Our implementation is available at https://github.com/hojonathanho/diffusion.

实话说，这个摘要几乎看不懂，但是感觉无所谓，当然，全篇文章充满了各种概率计算，开始就是 parameterized Markov chain，概率转移分布，之后变分推断（variational inference），然后极大似然，有点哈人。

Background

Diffusion models are latent variable models of the form $p_\theta\left(\mathbf{x}_0\right):=\int p_\theta\left(\mathbf{x}_{0: T}\right) d \mathbf{x}_{1: T}$ , where $\mathbf{x}_1, \ldots, \mathbf{x}_T$ are latents of the same dimensionality as the data $\mathbf{x}_0 \sim q\left(\mathbf{x}_0\right)$ .

初始状态 $\mathbf{x}_0$ 是没有噪声的原始数据，而最终状态 $\mathbf{x}_T$ 接近于纯噪声。

Reverse Process

$p_\theta\left(\mathbf{x}_{0: T}\right)$ 是初始状态 $\mathbf{x}_0$ 到最终状态 $\mathbf{x}_T$ 的联合概率分布。参数 $\theta$ 是模型通过训练学习到的，用于定义从一个状态到另一个状态的转换概率。被称之为 reverse process, 从 $T$ 开始， $0$ 结束。

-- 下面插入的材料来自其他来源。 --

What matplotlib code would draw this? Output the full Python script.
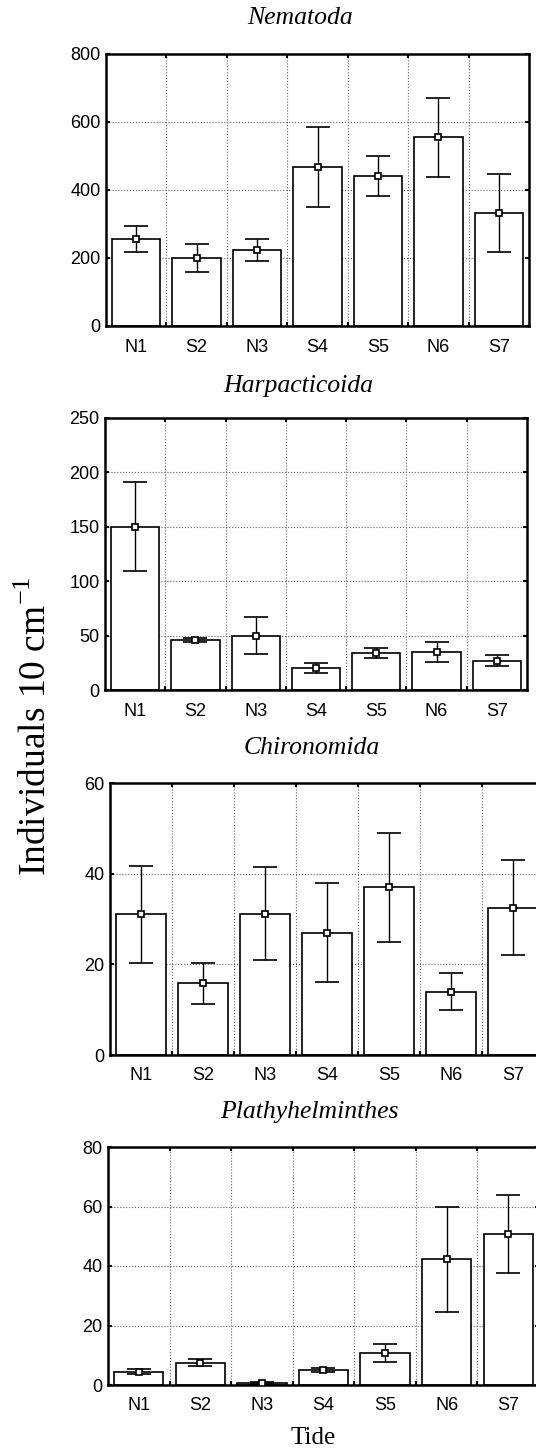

The joint distribution $p_\theta\left(\mathbf{x}_{0: T}\right)$ is called the reverse process, and it is defined as a Markov chain with learned Gaussian transitions starting at $p\left(\mathbf{x}_T\right)=\mathcal{N}\left(\mathbf{x}_T ; \mathbf{0}, \mathbf{I}\right)$ :

\begin{aligned} &p_\theta\left(\mathbf{x}_{0: T}\right):=p\left(\mathbf{x}_T\right) \prod_{t=1}^T p_\theta\left(\mathbf{x}_{t-1} \mid \mathbf{x}_t\right) \\ &p_\theta\left(\mathbf{x}_{t-1} \mid \mathbf{x}_t\right):=\mathcal{N}\left(\mathbf{x}_{t-1} ; \boldsymbol{\mu}_\theta\left(\mathbf{x}_t, t\right), \mathbf{\Sigma}_\theta\left(\mathbf{x}_t, t\right)\right) \end{aligned}

Forward Process

呵呵，一个马尔科夫链： $q\left(\mathbf{x}_{1: T} \mid \mathbf{x}_0\right)$ ，这个过程通过一系列的变量 $\beta_1, \ldots, \beta_T$ 来控制噪声的增加。每个 $\beta_t$ 定义了在时间步 $t$ 添加的噪声量。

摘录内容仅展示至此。